Here, Cavanagh transitioned to a brief overview of his writing. She noted that in the early 1950s, his works were smuggled into Poland. In fact, she described this period as “Milosz the cultural attaché writing against himself partly, saying the poet and the political-cultural apparatus are two separate people.” He was someone within the system writing in opposition to it, embodying the idea of "Milosz contra Milosz.” Then, he became a figure of the opposition when his poetry was inscribed on the Three Crosses Monument, memorializing shipyard workers who died during protests in 1970. As a result, Milosz is the “diplomatic attaché being turned into the commemorator of the victims of the regime.” Cavanagh contended that “he [Milosz] knows how doubled his positions always are” during this era. When he split from the regime in 1951, he attributed his departure to his distaste for socialist realism. Cavanagh offered the poem “A Song About Coca-Cola” by Adam Wazyk as an example of precisely what Milosz did not want to write.
In 1953, The Captive Mind was published in both Polish and English. Cavanagh argued that it was “turned into fodder immediately” by the Central Intelligence Agency’s book and translation program. Dozens of underground editions were published in Poland during the 1980s, all of which were used as Cold War rhetoric. According to Cavanagh, “The Captive Mind makes his reputation, but it’s not the reputation he wants.” In this divide between his reputation and how he wanted to be perceived, we again see the idea of “Milosz contra Milosz.” Even during his tenure at U.C. Berkeley, he was “not at home in either place” (i.e., East or West).
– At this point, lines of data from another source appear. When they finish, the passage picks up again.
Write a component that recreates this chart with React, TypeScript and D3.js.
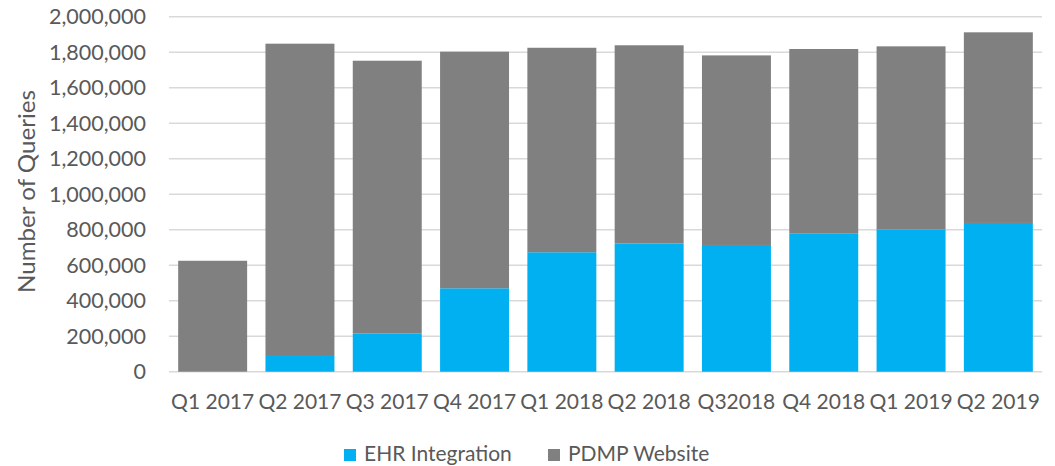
import React from "react";
import * as d3 from "d3";

const categories = ["Q1 2017", "Q2 2017", "Q3 2017", "Q4 2017", "Q1 2018", "Q2 2018", "Q32018", "Q4 2018", "Q1 2019", "Q2 2019"];
const ehrIntegration = [0, 94000, 216000, 470000, 673000, 723000, 714000, 780000, 802000, 838000];
const totals = [625000, 1848000, 1752000, 1803000, 1825000, 1839000, 1782000, 1818000, 1833000, 1912000];
const pdmpWebsite = totals.map((t, i) => t - ehrIntegration[i]);
const yTicks = [0, 200000, 400000, 600000, 800000, 1000000, 1200000, 1400000, 1600000, 1800000, 2000000];
const seriesNames = ["EHR Integration", "PDMP Website"];
const seriesColors = ["#00B0F0", "#808080"];

const W = 1055;
const H = 466;
const left = 169;
const right = 1042;
const top = 16.7;
const bottom = 371.7;
const FONT = "Lato, 'Open Sans', sans-serif";
const TEXT = "#595959";

export default function App() {
  const x = d3.scaleBand<string>().domain(categories).range([left, right]).paddingInner(0.21).paddingOuter(0.105);
  const y = d3.scaleLinear().domain([0, 2000000]).range([bottom, top]);
  const fmt = d3.format(",");
  const rows = categories.map((c, i) => ({ cat: c, ehr: ehrIntegration[i], pdmp: pdmpWebsite[i] }));
  const stack = d3.stack<any>().keys(["ehr", "pdmp"])(rows);

  return (
    <svg width={W} height={H} style={{ position: "absolute", left: 0, top: 0, background: "#fff" }}>
      {yTicks.map((t) => (
        <g key={t}>
          <line x1={left} x2={right} y1={y(t)} y2={y(t)} stroke="#d9d9d9" strokeWidth={1.5} />
          <text x={146} y={y(t)} dy="0.35em" textAnchor="end" fontFamily={FONT} fontSize={21.5} fill={TEXT}>
            {fmt(t)}
          </text>
        </g>
      ))}
      {stack.map((s, si) => (
        <g key={si} fill={seriesColors[si]}>
          {s.map((d, i) =>
            d[1] - d[0] > 0 ? (
              <rect key={i} x={x(categories[i])} width={x.bandwidth()} y={y(d[1])} height={y(d[0]) - y(d[1])} />
            ) : null
          )}
        </g>
      ))}
      {categories.map((c) => (
        <text key={c} x={(x(c) as number) + x.bandwidth() / 2} y={401.5} dy="0.35em" textAnchor="middle" fontFamily={FONT} fontSize={21} fill={TEXT}>
          {c}
        </text>
      ))}
      <text transform={`translate(35,191.5) rotate(-90)`} textAnchor="middle" fontFamily={FONT} fontSize={24} fill={TEXT} textLength={203} lengthAdjust="spacingAndGlyphs">
        Number of Queries
      </text>
      {seriesNames.map((n, i) => {
        const lx = i === 0 ? 344 : 548;
        return (
          <g key={n}>
            <rect x={lx} y={449} width={12} height={12} fill={seriesColors[i]} />
            <text x={lx + 20} y={453.5} dy="0.35em" fontFamily={FONT} fontSize={21} fill={TEXT}>
              {n}
            </text>
          </g>
        );
      })}
    </svg>
  );
}
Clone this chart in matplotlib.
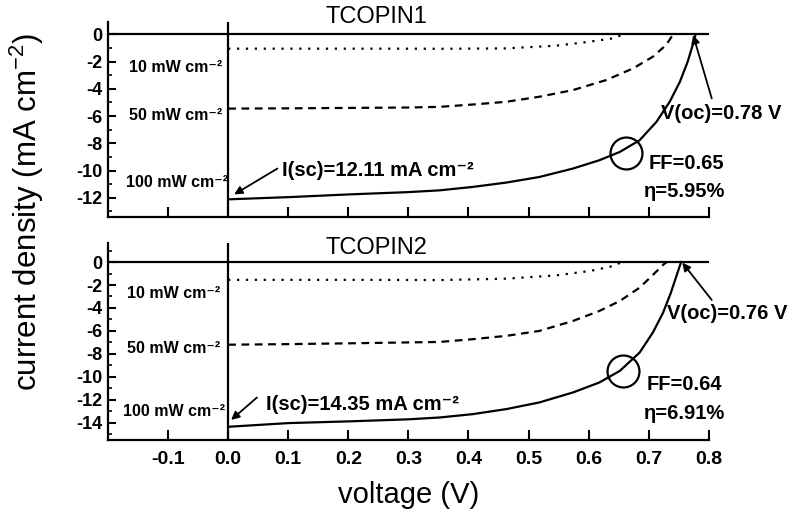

To conclude, Cavanagh read Milosz’s poem “Bypassing Rue Descartes,” pointing out the evident themes of “sin,” “darkness,” and the implicit, inescapable idea of “Milosz contra Milosz.” By the end of the lecture, Cavanagh established the importance of studying poetry from the ‘Second World,’ highlighting Czeslaw Milosz as a striking example of an influential Polish writer who struggled with inner-conflict and bifurcation.